Quid’ per D litteram scribitur, cum pronomen est; per T, cum verbum: cuius positio est prima "queo, quis, quit" et in conpositione "nequeo, nequis, nequit"

Than means, there is a confusion in the case of nunc scio with the verbal form of queo


----------



## Starfrown

I definitely think it should read "quid" here.
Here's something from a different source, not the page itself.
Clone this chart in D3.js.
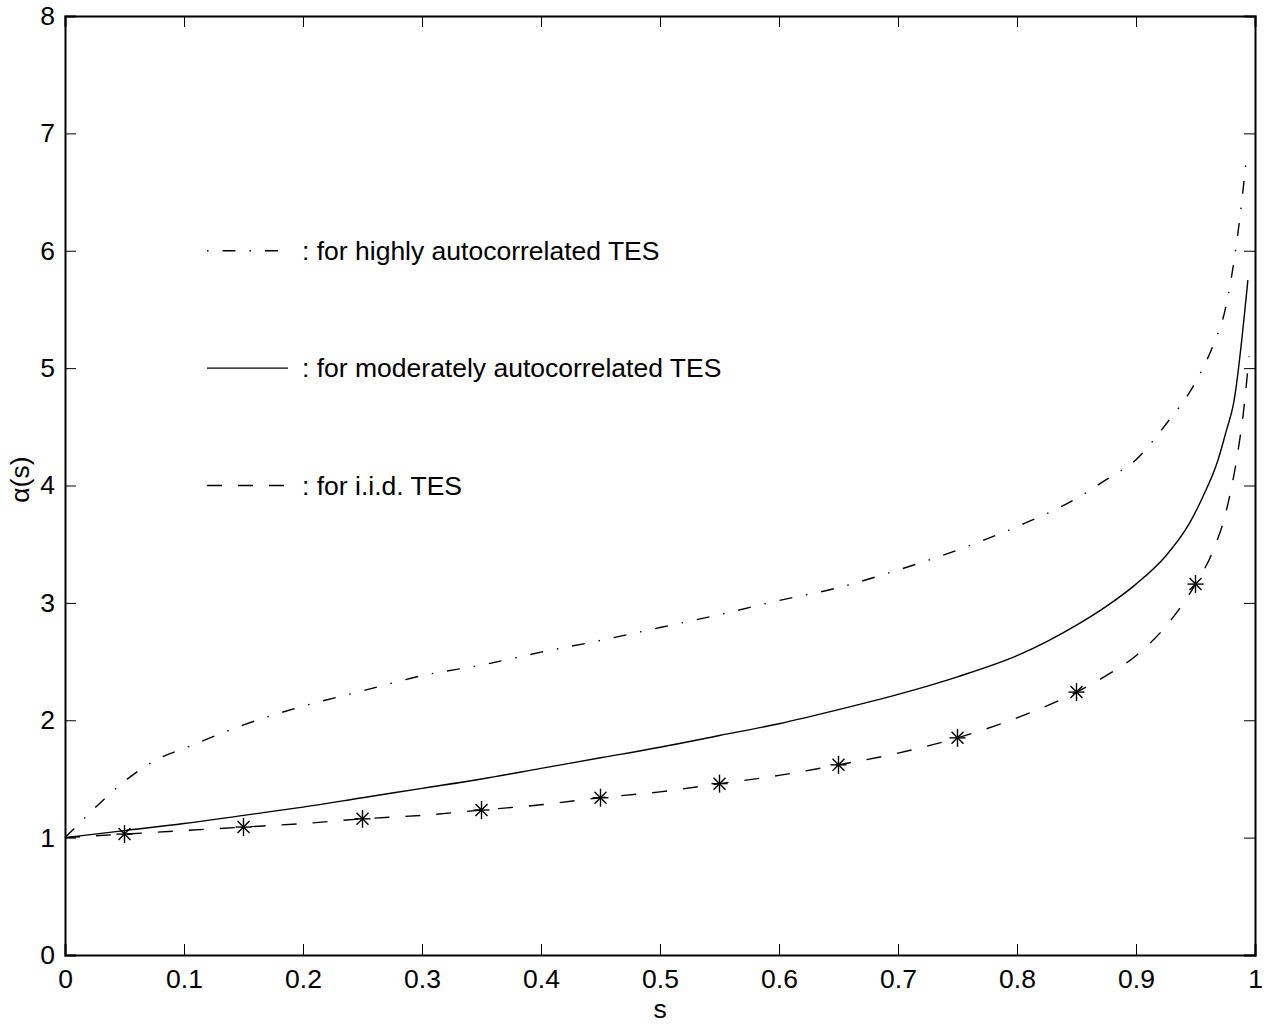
<!DOCTYPE html>
<html>
<head>
<meta charset="utf-8">
<script src="https://cdn.jsdelivr.net/npm/d3@7"></script>
<style>
  body { margin: 0; background: #fff; }
  svg { display: block; font-family: "Liberation Sans", Arial, sans-serif; }
</style>
</head>
<body>
<div class="chart"></div>
<script>
// values
var sHigh = [0, 0.01, 0.03, 0.05, 0.08, 0.1, 0.15, 0.2, 0.25, 0.3, 0.35, 0.4, 0.45, 0.5, 0.55, 0.6, 0.65, 0.7, 0.75, 0.8, 0.85, 0.875, 0.9, 0.925, 0.95, 0.965, 0.975, 0.985, 0.993];
var aHigh = [1.0, 1.1, 1.3, 1.48, 1.68, 1.76, 1.96, 2.12, 2.25, 2.38, 2.47, 2.58, 2.68, 2.79, 2.9, 3.02, 3.13, 3.28, 3.45, 3.65, 3.89, 4.05, 4.22, 4.52, 4.88, 5.2, 5.5, 6.1, 6.8];

var sMod = [0, 0.05, 0.1, 0.15, 0.2, 0.25, 0.3, 0.35, 0.4, 0.45, 0.5, 0.55, 0.6, 0.65, 0.7, 0.75, 0.8, 0.825, 0.85, 0.875, 0.9, 0.925, 0.945, 0.956, 0.969, 0.976, 0.982, 0.994];
var aMod = [1.0, 1.06, 1.12, 1.19, 1.26, 1.34, 1.42, 1.5, 1.59, 1.68, 1.77, 1.87, 1.97, 2.09, 2.22, 2.37, 2.55, 2.67, 2.81, 2.97, 3.16, 3.4, 3.68, 3.9, 4.22, 4.47, 4.7, 5.75];

var sIid = [0, 0.05, 0.1, 0.15, 0.2, 0.25, 0.3, 0.35, 0.4, 0.45, 0.5, 0.55, 0.6, 0.65, 0.7, 0.75, 0.8, 0.85, 0.875, 0.9, 0.925, 0.95, 0.965, 0.975, 0.985, 0.99, 0.995];
var aIid = [1.0, 1.03, 1.06, 1.09, 1.12, 1.16, 1.19, 1.235, 1.28, 1.34, 1.39, 1.46, 1.53, 1.62, 1.72, 1.85, 2.02, 2.24, 2.38, 2.55, 2.8, 3.16, 3.45, 3.75, 4.25, 4.6, 5.1];

// simulated points (stars)
var sStar = [0.05, 0.15, 0.25, 0.35, 0.45, 0.55, 0.65, 0.75, 0.85, 0.95];
var aStar = [1.03, 1.09, 1.16, 1.235, 1.34, 1.46, 1.62, 1.85, 2.24, 3.16];

var xTicks = [0, 0.1, 0.2, 0.3, 0.4, 0.5, 0.6, 0.7, 0.8, 0.9, 1];
var yTicks = [0, 1, 2, 3, 4, 5, 6, 7, 8];

var legendLabels = [": for highly autocorrelated TES", ": for moderately autocorrelated TES", ": for i.i.d. TES"];
var legendY = [6, 5, 4];

var width = 1277, height = 1025;
var mLeft = 65, mRight = 1255, mTop = 16, mBottom = 955;
var tickLen = 11, fontSize = "26.5px";

var svg = d3.select(".chart").append("svg")
  .attr("width", width)
  .attr("height", height);

var x = d3.scaleLinear().domain([0, 1]).range([mLeft, mRight]);
var y = d3.scaleLinear().domain([0, 8]).range([mBottom, mTop]);

var dashHigh = "13,14,1.5,14";
var dashIid = "15,16";

// axes, MATLAB style box with inward ticks
var fmt = d3.format("");
svg.append("g")
  .attr("transform", "translate(0," + mBottom + ")")
  .call(d3.axisBottom(x).tickValues(xTicks).tickSize(-tickLen).tickPadding(14).tickFormat(fmt));
svg.append("g")
  .attr("transform", "translate(0," + mTop + ")")
  .call(d3.axisTop(x).tickValues(xTicks).tickSize(-tickLen).tickFormat(""));
svg.append("g")
  .attr("transform", "translate(" + mLeft + ",0)")
  .call(d3.axisLeft(y).tickValues(yTicks).tickSize(-tickLen).tickPadding(10).tickFormat(fmt));
svg.append("g")
  .attr("transform", "translate(" + mRight + ",0)")
  .call(d3.axisRight(y).tickValues(yTicks).tickSize(-tickLen).tickFormat(""));

svg.selectAll(".domain").attr("stroke", "#000").attr("stroke-width", 2);
svg.selectAll(".tick line").attr("stroke", "#000").attr("stroke-width", 1);
svg.selectAll(".tick text")
  .attr("fill", "#000")
  .style("font-size", fontSize)
  .style("font-family", "'Liberation Sans', Arial, sans-serif");

// curves
var line = d3.line()
  .x(function (d) { return x(d[0]); })
  .y(function (d) { return y(d[1]); })
  .curve(d3.curveMonotoneX);

var series = [
  { s: sHigh, a: aHigh, dash: dashHigh },
  { s: sMod, a: aMod, dash: null },
  { s: sIid, a: aIid, dash: dashIid }
];

series.forEach(function (d) {
  svg.append("path")
    .datum(d3.zip(d.s, d.a))
    .attr("fill", "none")
    .attr("stroke", "#000")
    .attr("stroke-width", 1.4)
    .attr("stroke-dasharray", d.dash)
    .attr("d", line);
});

// asterisk markers
var star = svg.append("g").selectAll("g")
  .data(d3.zip(sStar, aStar))
  .enter().append("g")
  .attr("transform", function (d) { return "translate(" + x(d[0]) + "," + y(d[1]) + ")"; })
  .attr("stroke", "#000")
  .attr("stroke-width", 1.4);
star.append("line").attr("x1", -8).attr("x2", 8).attr("y1", 0).attr("y2", 0);
star.append("line").attr("x1", 0).attr("x2", 0).attr("y1", -9).attr("y2", 9);
star.append("line").attr("x1", -6).attr("x2", 6).attr("y1", -6).attr("y2", 6);
star.append("line").attr("x1", -6).attr("x2", 6).attr("y1", 6).attr("y2", -6);

// legend written inside the plot
var legend = svg.append("g").selectAll("g")
  .data(legendLabels)
  .enter().append("g")
  .attr("transform", function (d, i) { return "translate(0," + y(legendY[i]) + ")"; });

legend.append("line")
  .attr("x1", 207).attr("x2", 288)
  .attr("stroke", "#000")
  .attr("stroke-width", 1.4)
  .attr("stroke-dasharray", function (d, i) { return series[i].dash; })
  .attr("stroke-dashoffset", function (d, i) { return i == 0 ? 27 : 0; });

legend.append("text")
  .attr("x", 302)
  .attr("dy", "0.35em")
  .style("font-size", fontSize)
  .text(function (d) { return d; });

// axis labels
svg.append("text")
  .attr("x", x(0.5))
  .attr("y", 1018)
  .attr("text-anchor", "middle")
  .style("font-size", fontSize)
  .text("s");

svg.append("text")
  .attr("transform", "translate(29," + y(4.05) + ") rotate(-90)")
  .attr("text-anchor", "middle")
  .style("font-size", fontSize)
  .text("α(s)");
</script>
</body>
</html>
Interestingly, I did find an article on Late-Imperial/Medieval Latin with the following:

"This gave rise to a great uncertainty regarding the spelling of these words. The interchange between *apud-aput*, *quid-quit*..."


----------



## Aloski

Remembering my Latin lessons - it should be "quid".


----------



## Cat & Canary

The best translation is:

"_NOW I KNOW WHAT LOVE IS"

                   -Virgil

It is a well know quote avvtibuted to Virgil._


----------



## Kevin Beach

brian said:


> Wow this is really strange.
> 
> The quote should be _Nunc scio *quid* sit Amor._  There is no Latin word "quit."  At first I just assumed it was a typo or maybe your friend was saying it wrong or whatever.  But then I searched google for "nunc scio sit amor" (without quid or quit) for fun and it seems like half, maybe even more than half, have "quit" instead of "quid."
> 
> So then I thought, OK, maybe that's just a form of _qui_ that I've never run across, possibly poetic...I don't know.  But I checked on Perseus and their copy of Vergil's _Eclogues_ has: _Nunc scio, quid sit Amor_.  (Vergil's _Eclogues_, poem 8, line 43.)
> 
> So I'm a little perplexed.  For what it's worth, the translation is definitely "Now I know what love is," and I suppose that that's all you needed.  But now I have something of my own to figure out...
> 
> 
> Brian


Remember that the internet is notorious for propagating falsehoods, sometimes exponentially. 

As President Abraham Lincoln said: "Never believe everything you see on the internet".


----------